なお政令で指定する人口20万人以上の中核市では、県費負担教職員の人事権のうち、研修は当該中核市の教育委員会が行うこととされていますが、都道府県教育委員会も行うことができます(同法第59条)。
人事異動の流れ
教職員の人事異動に関しては、都道府県及び指定都市教育委員会ごとにその目的や方針等が異なります。東京都教育委員会はその目的、方針を下記のように示しています。

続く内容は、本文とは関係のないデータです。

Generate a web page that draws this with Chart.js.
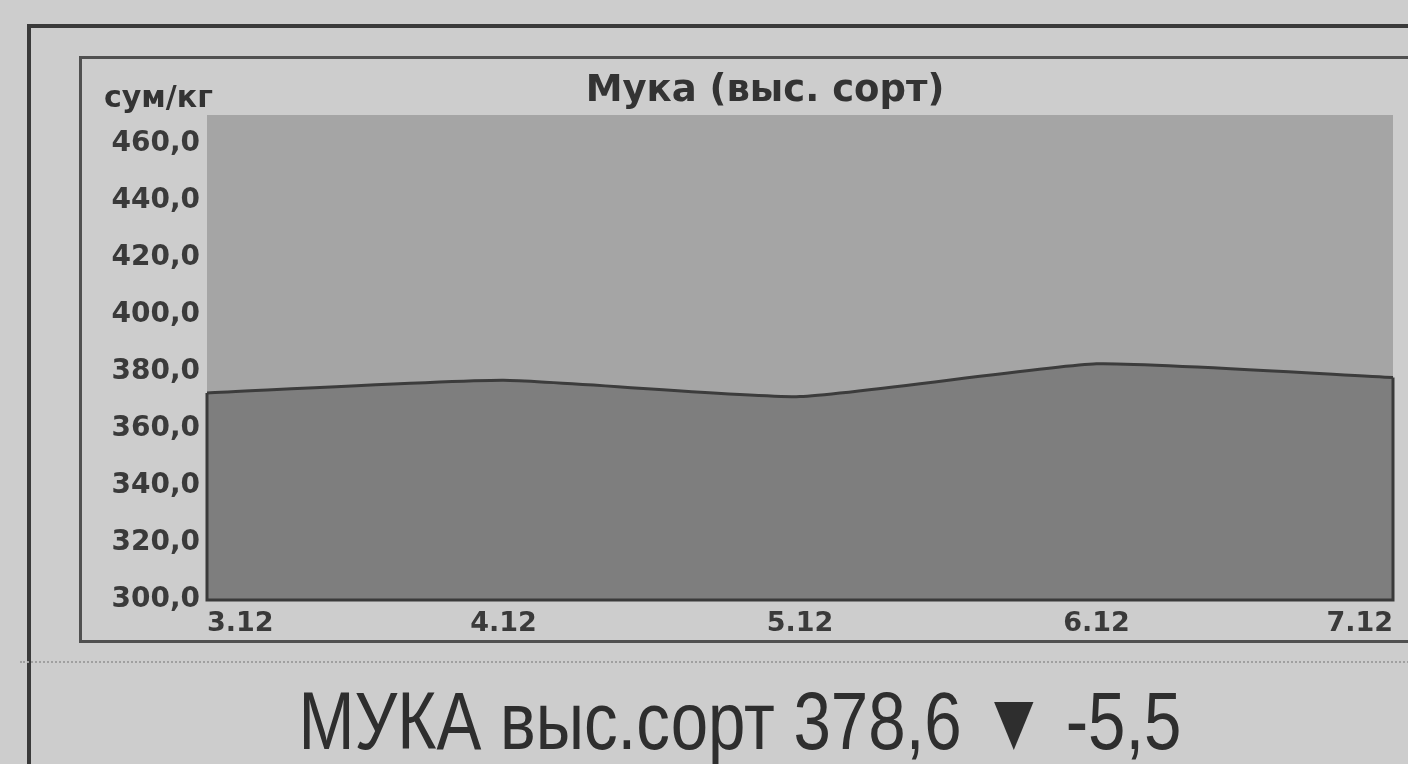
<!DOCTYPE html>
<html>
<head>
<meta charset="utf-8">
<script src="https://cdn.jsdelivr.net/npm/chart.js@4"></script>
<style>
  html, body { margin: 0; padding: 0; }
  body { width: 1408px; height: 764px; background: #cdcdcd; position: relative; overflow: hidden; }
  #outer { position: absolute; left: 27px; top: 24px; width: 1500px; height: 800px; border: 4px solid #3a3a3a; }
  #box { position: absolute; left: 79px; top: 56px; width: 1340px; height: 581px; border: 3px solid #505050; }
  #wrap { position: absolute; left: 82px; top: 59px; width: 1326px; height: 581px; }
  #dots { position: absolute; left: 20px; top: 661px; width: 1400px; border-top: 2px dotted #a0a0a0; }
  #caption { position: absolute; left: 0; top: 679px; width: 1480px; text-align: center;
    font-family: "Liberation Sans", sans-serif; font-size: 82px; line-height: 84px;
    color: #2e2e2e; white-space: nowrap; transform: scaleX(0.82); transform-origin: 740px 0; }
</style>
</head>
<body>
<div id="outer"></div>
<div id="box"></div>
<div id="wrap"><canvas id="priceChart" width="1326" height="581"></canvas></div>
<div id="dots"></div>
<div id="caption">МУКА выс.сорт 378,6 ▼ -5,5</div>

<script>
// Мука (выс. сорт), сум/кг
const dates = ["3.12", "4.12", "5.12", "6.12", "7.12"];
const prices = [372.6, 377.0, 371.3, 382.8, 378.0];
const yTicks = [300, 320, 340, 360, 380, 400, 420, 440, 460];
const chartTitle = "Мука (выс. сорт)";
const unitLabel = "сум/кг";

const frame = {
    id: "frame",
    beforeDraw(chart) {
        const a = chart.chartArea;
        const ctx = chart.ctx;
        ctx.save();
        ctx.fillStyle = "#a5a5a5";
        ctx.fillRect(a.left, a.top, a.right - a.left, a.bottom - a.top);
        ctx.restore();
    },
    afterDatasetsDraw(chart) {
        const pts = chart.getDatasetMeta(0).data;
        const a = chart.chartArea;
        const first = pts[0], last = pts[pts.length - 1];
        const ctx = chart.ctx;
        ctx.save();
        ctx.strokeStyle = "#3a3a3a";
        ctx.lineWidth = 3;
        ctx.beginPath();
        ctx.moveTo(first.x, first.y);
        ctx.lineTo(first.x, a.bottom);
        ctx.lineTo(last.x, a.bottom);
        ctx.lineTo(last.x, last.y);
        ctx.stroke();
        ctx.restore();
    },
    afterDraw(chart) {
        const ctx = chart.ctx;
        ctx.save();
        ctx.fillStyle = "#333";
        ctx.textBaseline = "middle";
        ctx.font = "bold 37px 'DejaVu Sans'";
        ctx.textAlign = "center";
        ctx.fillText(chartTitle, 683, 32);
        ctx.font = "bold 30px 'DejaVu Sans'";
        ctx.textAlign = "left";
        ctx.fillText(unitLabel, 22, 40);
        ctx.restore();
    }
};

new Chart(document.getElementById("priceChart"), {

    type: "line",

    data: {

        labels: dates,

        datasets: [{

            data: prices,

            fill: "start",

            backgroundColor: "#7e7e7e",

            borderColor: "#3c3c3c",

            borderWidth: 3,

            pointRadius: 0,

            tension: .15

        }]

    },

    options: {

        responsive: false,

        animation: false,

        layout: { padding: { top: 56, right: 15 } },

        plugins: { legend: { display: false }, tooltip: { enabled: false } },

        scales: {

            x: {

                offset: false,

                grid: { display: false, drawTicks: false },

                border: { display: false },

                afterFit: s => { s.height = 40; },

                ticks: {

                    align: "inner",

                    autoSkip: false,

                    maxRotation: 0,

                    padding: 8,

                    color: "#3a3a3a",

                    font: { family: "DejaVu Sans", size: 27, weight: "bold" }

                }

            },

            y: {

                min: 300,

                max: 470,

                grid: { display: false, drawTicks: false },

                border: { display: false },

                afterFit: s => { s.width = 125; },

                afterBuildTicks: s => { s.ticks = yTicks.map(v => ({ value: v })); },

                ticks: {

                    padding: 7,

                    color: "#3a3a3a",

                    font: { family: "DejaVu Sans", size: 28, weight: "bold" },

                    callback: v => v.toFixed(1).replace(".", ",")

                }

            }

        }

    },

    plugins: [frame]

});
</script>
</body>
</html>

異動の目的は、適材を適所に配置し、学校における望ましい教員構成を確保することで教育活動の活性化を図ること及び教員に多様な経験を積ませ、教員の資質能力の向上と人材育成を図ることにある。
出典:東京都教育委員会ホームページ
異動の方針として、校長の学校経営や人材育成支援のためのきめ細かな異動、全都的な視野に立った広域的な人事異動及び島しょ・へき地等における教員構成の充実を示している。
他の教育委員会もほぼ同様な趣旨で人事異動を実施し、ある指定都市の教育委員会では目的として、人材育成や組織の活性化、学校を取り巻く教育課題への対応、教職員の意欲を引き出し学校の活性化を図る、多様な業務経験による技能向上、長期在職による能率低下の防止、人間関係に絡む問題の解消等をあげています。つまり教職員の人材育成や研修の視点、学校活性化の意味をもつことになります。
人事異動についての法的な流れを確認すると、校長は所属の教職員の任免その他の進退に関する意見を市町村委員会に申し出ることができます(地方教育行政の組織及び運営に関する法律第39条)。その後、都道府県教育委員会等は、市町村委員会の内申を待って、県費負担教職員の任免その他の進退を行います(同法第38条1項)。このような経過を経て、都道府県教育委員会等は、先の目的や方針をもとに4月1日付けで教職員の人事異動を発令することになります。
人事異動に関する校内での手続き
人事異動までの年限については各教育委員会によってその期間は異なります。先の東京都教育委員会では、「現任校に3年以上勤務する者を異動の対象とし、6年に達した者を異動とする」と規定しています。
校長は人事評価制度に基づく目標設定のための面接等を通じて、教職員一人ひとりの目標の妥当性確認と修正、職務遂行状態の確認、職業能力の育成、配慮すべき個人事情の確認等に加え、次年度以降の異動希望も把握します。その後、校長は学校を一層活気ある組織にし、児童生徒の健やかな成長を実現する等の視点から、職員構成等について長期的展望のもと計画をたて教職員の観察に努めます。
さらに、中間期の振り返り面接時には、各教職員について目標達成状況の確認とともに、次年度の人事構想のためのヒアリングを行います。異動対象者等については個別の面接を経て、異動希望者に関する書類を作成し市町村教育委員会へ具申します。具申の時期については教育委員会ごとに若干の相違はありますが、おおむね12月から1月のところが多くなっています。
これらの取組に並行し、校長は次年度の学級数の増減、新設、廃級など(図表内3参照)を確認したうえで、転入教職員に関する人事構想を進め教育委員会に意見具申します。具申を受けた教育委員会は、域内及び当該校の構想、管理職配置、バランス、補充ポイント等を考慮し、任免権者に内申します。任免権者は内申をもとに、人事異動の目的等に照らし合わせた人事配置を行います。